A biomédica Claudia Gomide, que mora em Belo Horizonte e trabalha em Contagem, na região Metropolitana de Belo Horizonte, transporte público não compensa. “Se fosse para pegar ônibus, seriam três ônibus e mais andar a pé. Para mim, vale a pena usar o carro, se diminuir consideravelmente o tempo que gasto no trajeto”, garante.
Avaliar questões como tempo de deslocamento, segurança e até conforto são pontos a serem avaliados na opinião do consultor em transporte e trânsito, Silvestre de Andrade. Para ele, a tarifa é um fator importante, mas não é o único que deve ser considerado para otimizar o trânsito na cidade.
“Se as pessoas veem o transporte público como de má qualidade, por exemplo, elas não vão migrar dos sistemas privados para o sistema público somente porque ele é gratuito. Deve-se considerar o conforto, a conveniência, a acessibilidade, se o passageiro precisa caminhar muito para chegar no ponto de ônibus ou o local do ponto de ônibus é inseguro”, diz.
Além disso, de acordo com Andrade, não é possível garantir que haverá uma melhoria no fluxo do trânsito apenas pela gratuidade da tarifa. Na visão dele, o impacto mais provável é aumento de custos para o poder público e não necessariamente a solução de problemas antigos do setor de transporte de Belo Horizonte.

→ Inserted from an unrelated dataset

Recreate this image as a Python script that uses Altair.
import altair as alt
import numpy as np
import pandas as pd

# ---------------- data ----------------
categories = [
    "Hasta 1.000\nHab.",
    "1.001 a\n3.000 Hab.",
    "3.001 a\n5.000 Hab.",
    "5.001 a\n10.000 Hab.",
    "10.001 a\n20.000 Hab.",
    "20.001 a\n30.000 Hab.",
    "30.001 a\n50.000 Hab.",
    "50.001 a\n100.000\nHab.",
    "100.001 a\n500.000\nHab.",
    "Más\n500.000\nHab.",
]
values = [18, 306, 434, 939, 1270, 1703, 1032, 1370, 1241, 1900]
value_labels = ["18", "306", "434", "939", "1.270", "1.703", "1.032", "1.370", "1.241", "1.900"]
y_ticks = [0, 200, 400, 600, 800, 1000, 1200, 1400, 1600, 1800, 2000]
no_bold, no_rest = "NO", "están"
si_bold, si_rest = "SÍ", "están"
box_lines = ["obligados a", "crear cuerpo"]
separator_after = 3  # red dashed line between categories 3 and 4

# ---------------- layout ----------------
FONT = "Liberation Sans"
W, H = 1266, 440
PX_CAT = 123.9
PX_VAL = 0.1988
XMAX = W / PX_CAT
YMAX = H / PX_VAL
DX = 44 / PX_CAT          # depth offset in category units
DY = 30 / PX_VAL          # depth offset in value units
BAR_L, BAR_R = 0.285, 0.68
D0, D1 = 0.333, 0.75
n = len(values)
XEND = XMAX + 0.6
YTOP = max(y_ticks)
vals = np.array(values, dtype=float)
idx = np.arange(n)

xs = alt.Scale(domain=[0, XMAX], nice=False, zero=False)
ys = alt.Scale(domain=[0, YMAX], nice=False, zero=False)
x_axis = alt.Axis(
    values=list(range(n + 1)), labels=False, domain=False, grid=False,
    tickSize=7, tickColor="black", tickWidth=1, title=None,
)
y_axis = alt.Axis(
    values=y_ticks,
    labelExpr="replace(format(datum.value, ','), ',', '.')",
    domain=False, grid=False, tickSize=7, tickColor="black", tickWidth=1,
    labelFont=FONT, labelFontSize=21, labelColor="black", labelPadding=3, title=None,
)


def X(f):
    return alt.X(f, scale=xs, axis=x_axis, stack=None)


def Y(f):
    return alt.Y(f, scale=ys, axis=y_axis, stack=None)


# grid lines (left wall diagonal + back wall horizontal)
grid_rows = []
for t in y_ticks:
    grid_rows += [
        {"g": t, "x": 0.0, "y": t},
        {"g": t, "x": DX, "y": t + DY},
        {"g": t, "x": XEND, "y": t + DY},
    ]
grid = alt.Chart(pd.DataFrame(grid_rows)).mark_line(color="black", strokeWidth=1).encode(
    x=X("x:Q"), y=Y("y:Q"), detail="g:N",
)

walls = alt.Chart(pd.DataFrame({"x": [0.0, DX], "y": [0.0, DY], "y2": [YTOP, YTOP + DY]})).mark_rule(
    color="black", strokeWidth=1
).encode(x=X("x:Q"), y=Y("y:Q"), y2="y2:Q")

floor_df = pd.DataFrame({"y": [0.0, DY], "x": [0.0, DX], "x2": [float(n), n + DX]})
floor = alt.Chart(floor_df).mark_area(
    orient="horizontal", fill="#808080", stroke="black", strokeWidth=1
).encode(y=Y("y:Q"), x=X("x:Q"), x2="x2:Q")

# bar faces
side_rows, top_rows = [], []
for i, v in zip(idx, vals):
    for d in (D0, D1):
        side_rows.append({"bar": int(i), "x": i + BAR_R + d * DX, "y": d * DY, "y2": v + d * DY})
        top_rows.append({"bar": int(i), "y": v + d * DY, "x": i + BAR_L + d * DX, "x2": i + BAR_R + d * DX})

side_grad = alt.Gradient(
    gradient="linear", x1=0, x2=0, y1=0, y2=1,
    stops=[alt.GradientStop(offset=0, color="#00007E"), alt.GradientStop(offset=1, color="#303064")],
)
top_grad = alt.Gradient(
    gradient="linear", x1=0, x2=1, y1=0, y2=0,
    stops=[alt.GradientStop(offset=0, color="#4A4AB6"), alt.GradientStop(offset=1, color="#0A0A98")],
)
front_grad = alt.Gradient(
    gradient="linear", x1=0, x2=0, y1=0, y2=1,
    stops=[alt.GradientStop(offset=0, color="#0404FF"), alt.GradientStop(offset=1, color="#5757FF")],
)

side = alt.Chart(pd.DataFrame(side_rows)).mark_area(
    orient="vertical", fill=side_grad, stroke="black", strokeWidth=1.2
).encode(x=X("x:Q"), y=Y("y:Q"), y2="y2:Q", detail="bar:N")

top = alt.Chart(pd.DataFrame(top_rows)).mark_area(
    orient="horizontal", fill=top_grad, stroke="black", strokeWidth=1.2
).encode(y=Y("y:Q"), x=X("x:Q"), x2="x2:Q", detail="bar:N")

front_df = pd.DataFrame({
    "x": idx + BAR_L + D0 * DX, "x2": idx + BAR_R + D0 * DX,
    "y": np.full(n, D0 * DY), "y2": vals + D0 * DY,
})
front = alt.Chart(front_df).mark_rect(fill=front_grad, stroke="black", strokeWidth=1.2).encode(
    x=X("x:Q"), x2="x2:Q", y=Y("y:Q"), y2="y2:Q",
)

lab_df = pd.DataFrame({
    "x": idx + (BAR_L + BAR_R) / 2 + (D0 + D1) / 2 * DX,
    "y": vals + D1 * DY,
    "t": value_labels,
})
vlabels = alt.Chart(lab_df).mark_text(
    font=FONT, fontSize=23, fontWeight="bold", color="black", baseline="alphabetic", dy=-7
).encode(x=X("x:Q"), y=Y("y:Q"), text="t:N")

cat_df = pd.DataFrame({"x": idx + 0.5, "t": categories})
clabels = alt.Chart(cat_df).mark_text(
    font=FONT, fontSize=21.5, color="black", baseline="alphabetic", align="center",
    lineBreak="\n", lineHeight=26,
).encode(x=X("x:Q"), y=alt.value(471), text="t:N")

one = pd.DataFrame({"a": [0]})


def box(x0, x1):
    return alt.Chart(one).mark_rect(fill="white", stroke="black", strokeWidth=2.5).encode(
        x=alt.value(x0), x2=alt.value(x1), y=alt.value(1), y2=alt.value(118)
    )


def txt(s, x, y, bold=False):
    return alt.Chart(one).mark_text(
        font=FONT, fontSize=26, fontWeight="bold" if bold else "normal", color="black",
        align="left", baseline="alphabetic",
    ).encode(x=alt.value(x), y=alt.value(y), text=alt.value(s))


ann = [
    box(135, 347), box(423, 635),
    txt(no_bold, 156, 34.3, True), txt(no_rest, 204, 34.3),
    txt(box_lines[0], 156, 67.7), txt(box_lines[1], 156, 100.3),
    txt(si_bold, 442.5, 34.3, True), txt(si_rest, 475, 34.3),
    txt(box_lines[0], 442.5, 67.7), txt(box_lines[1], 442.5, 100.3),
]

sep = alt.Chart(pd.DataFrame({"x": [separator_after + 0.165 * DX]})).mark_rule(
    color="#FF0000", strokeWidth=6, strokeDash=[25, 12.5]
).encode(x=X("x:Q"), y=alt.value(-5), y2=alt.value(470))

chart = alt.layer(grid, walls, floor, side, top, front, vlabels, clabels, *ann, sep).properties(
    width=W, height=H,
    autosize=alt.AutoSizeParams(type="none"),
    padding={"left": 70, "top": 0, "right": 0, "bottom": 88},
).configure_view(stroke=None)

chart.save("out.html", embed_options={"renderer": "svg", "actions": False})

“Vai aumentar a demanda? Com certeza. Agora, dizer que vai melhorar o trânsito, não necessariamente. Nós precisamos pensar que temos que ter em Belo Horizonte uma rede de transporte público de qualidade. Na medida que a gente desvia recursos públicos para custear a operação, deixamos de fazer investimentos nos serviços de transporte e continuamos jogando toda atribuição para os ônibus. Vamos aumentar muito a demanda dos ônibus, que vão encher mais ainda. Então, vamos ter que colocar mais veículos nas ruas. Mas aí, vai custar mais caro, de novo, para o sistema. Essas coisas não são simples, não é direta a relação e elas precisam ser estudadas”, conclui.
A Prefeitura de Belo Horizonte foi questionada sobre os impactos da possível gratuidade na tarifa, mas ainda não retornou.